Rosh Hashana is coming up...and fast. It's a big day and a day with potential for a lot of things.
I think back to this year and some of the many things that happened to me personally and to the people close to me. Things that happened in the world around us. So many things happened this year. Some good. And some...not so good. There were simchos, so many happy things that happened this year - engagements, babies born, milestones, weddings...and there were tough things that happened to. I met people I never thought I would, made a new (and precious) friendship, and lost out on a relationship too.
Sometimes, before Rosh Hashana, I go through each month of the year - and each yom tov - just to remind myself of the different things that happened this year. I want to remember the details so I can remind myself that there is so much happening on high on this huge day. You can do it too. It helps put things in perspective before Rosh Hashana starts. Tishrei and all that came with last Rosh Hashana (I was in the emergency room with my mother-I wrote a post on it last year), Yom Kippur and Succos...skipping over to Kislev, Chanukah, when I gave birth to my daughter, Chaya Gitty...Adar and Purim, Nissan and Pesach, Counting towards Shavuos...so so many things happened this year.
This coming Rosh Hashana, I will not be in shul. Baruch Hashem, I have a job-to take care of my children. It's a tough transition, from a day full of spirituality and holiness, in shul with everyone else, to playing on the floor with little kids and keeping them entertained and happy. So I'll probably get to daven a little bit while my kids take a nap but...it's not the same as spending the day in shul, looking down at the men in their talleisim and just getting caught up in the emotion of the day along with everyone else.
But this is my job. I'm not complaining. It's a bracha. It's just something I'm not used to yet. In a few years I'll be used to this new reality. But for now, it's just so new and so...different.
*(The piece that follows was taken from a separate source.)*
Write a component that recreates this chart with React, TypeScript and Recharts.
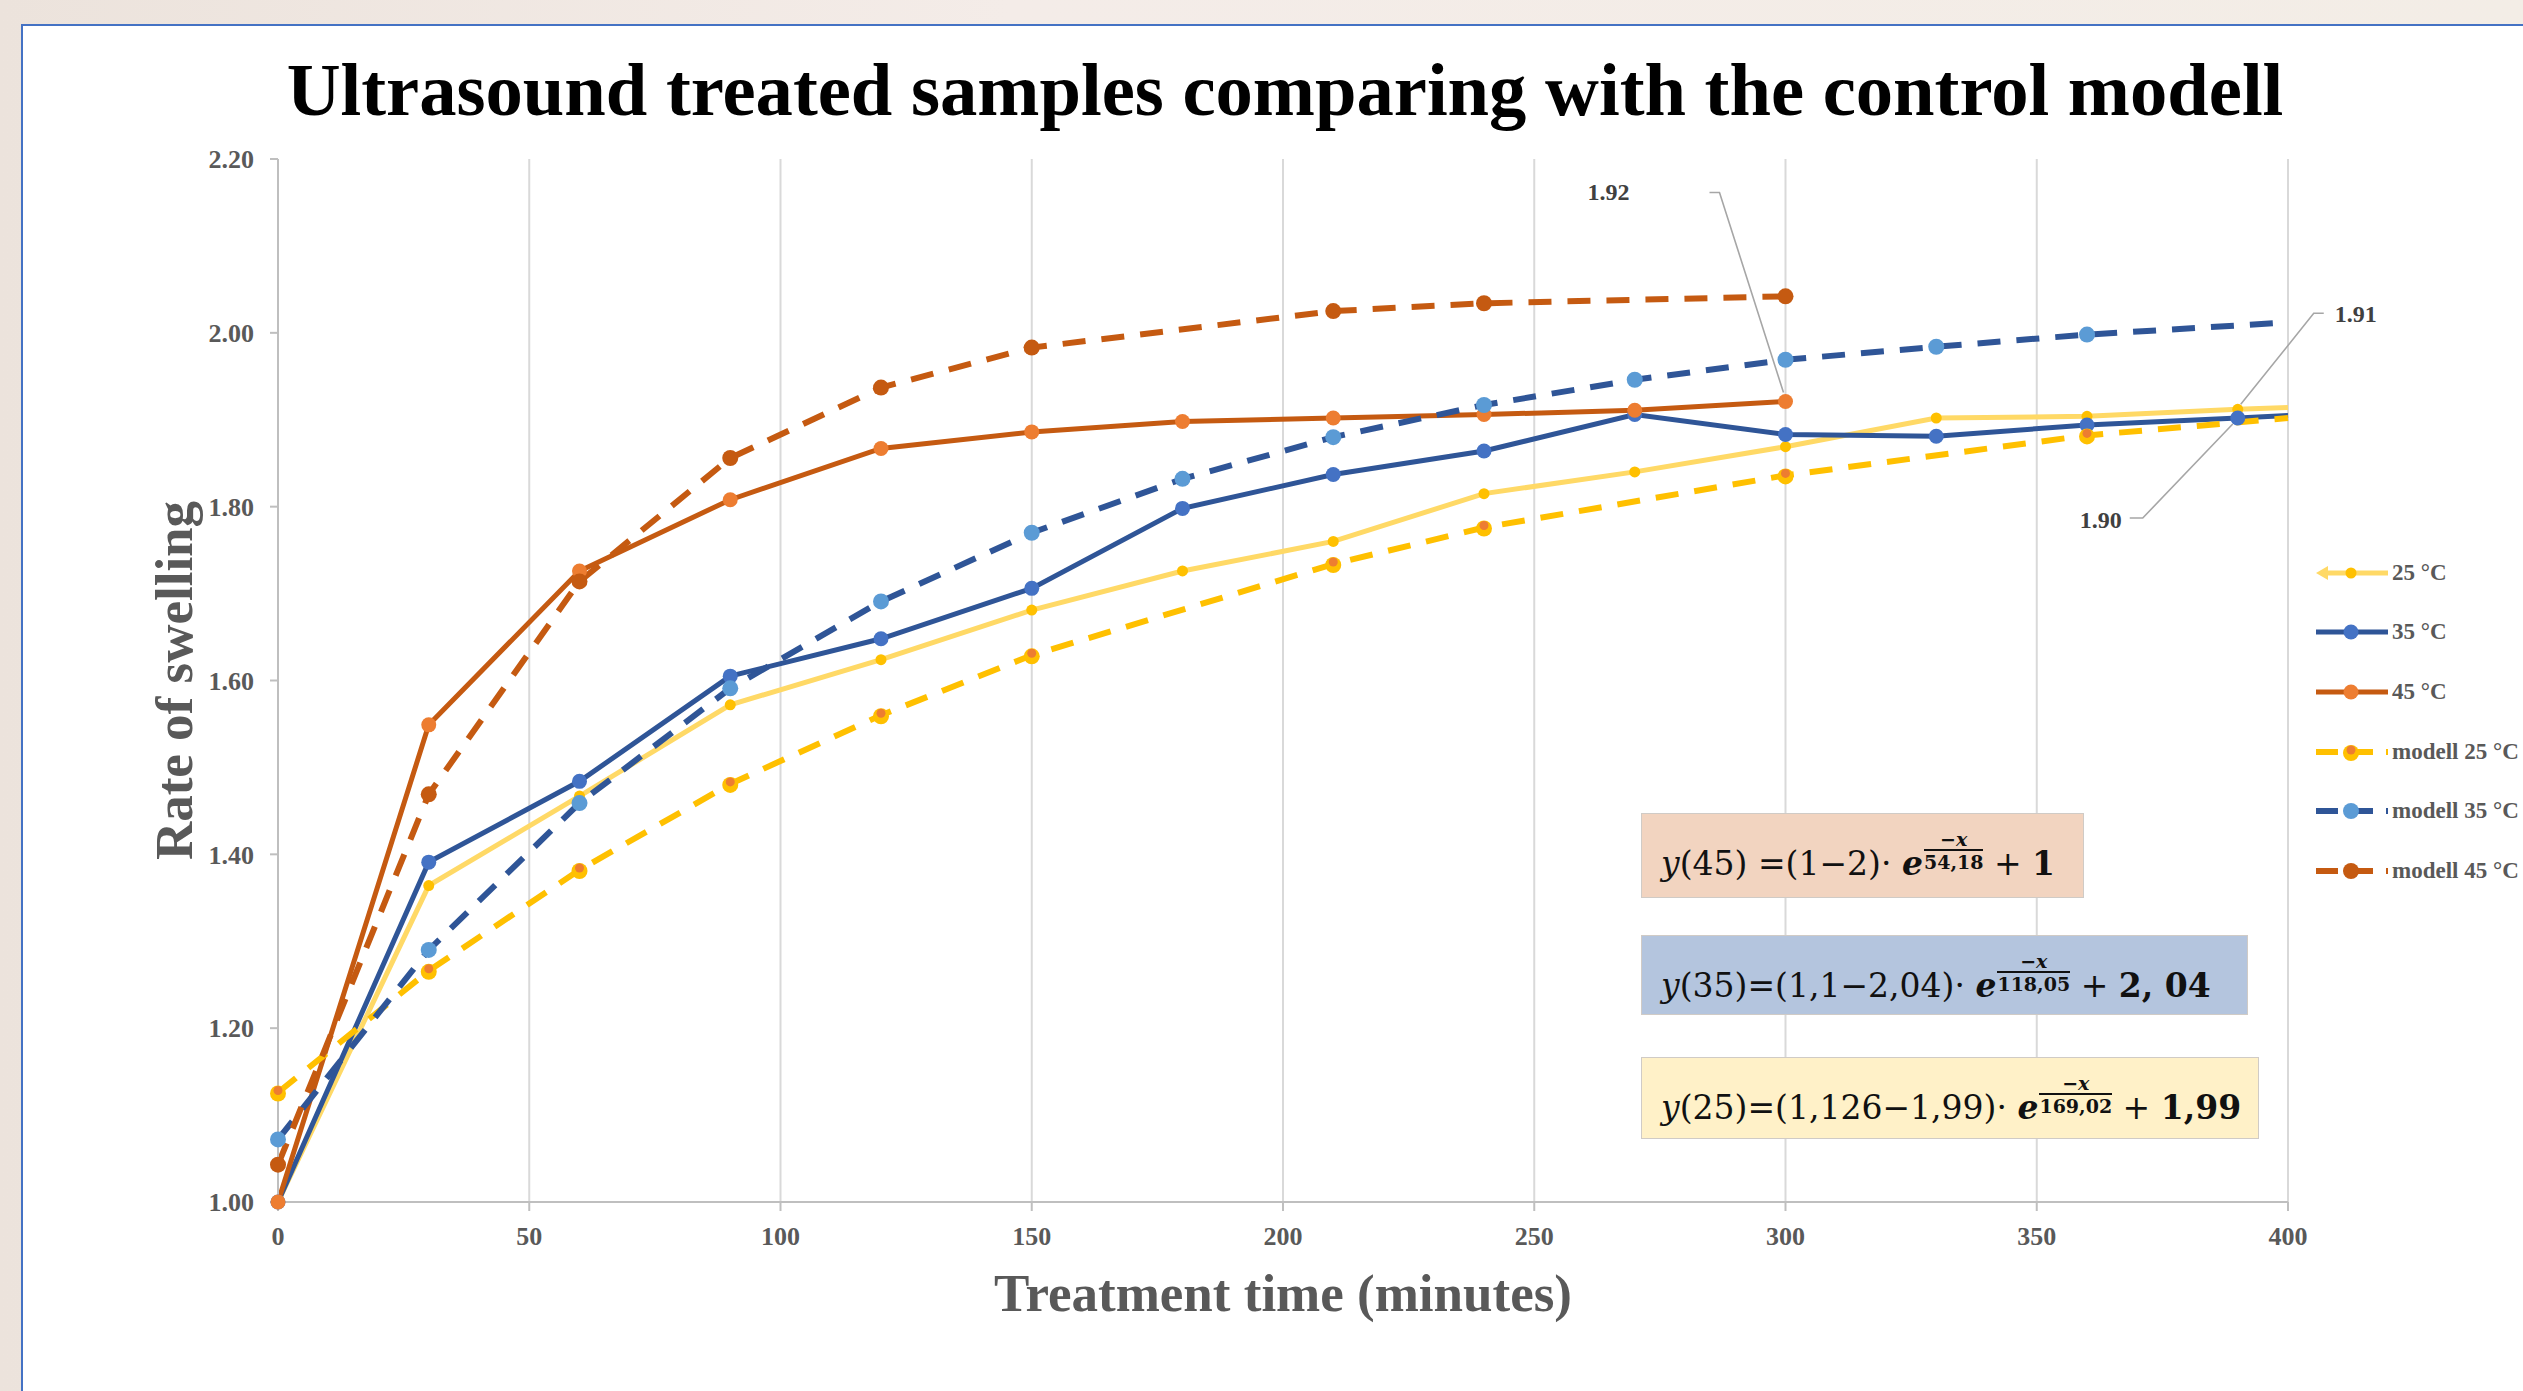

And so I decided after so many different things that have been going on, that this year, my tefillos are going to be different. I'm not going to have that much time to daven all the real things that are in the machzor, where we crown Hashem as King and request all the things we need so that we can do our job in this world properly.
There are so many things that we all need - personally, for ourselves, for our families, for our friends and those close to us. Every single person has needs and the outside can be quite tricky but deep down inside each person knows that it all comes from Hashem and we only have Him to rely on. For yeshuos in every form. For the sick people to be healed. For the childless to give birth. For engagements and weddings...parnassa...clarity...children coming back and choosing the right path...for proper guidance in chinuch...keeping our children on the derech and making them love being frum...for shalom bayis...for answers to our questions...for the ultimate redemption.
And so, this year, I am going to be praying for...miracles. For things that only Hashem can do and nobody else. We all know deep down that everything comes from Him but...when it comes from a natural place, when you can look at a yeshuah and give credit to another person, it's easy to forget who it really came from.
Things are so confusing. I don't understand why things happen. I know there's a reason but I don't have all the answers.
I know Who to turn to and it's to Him I will pray.
It's to Him I will ask...for miracles.
Because He can do anything.
This Rosh Hashana, what will you pray for?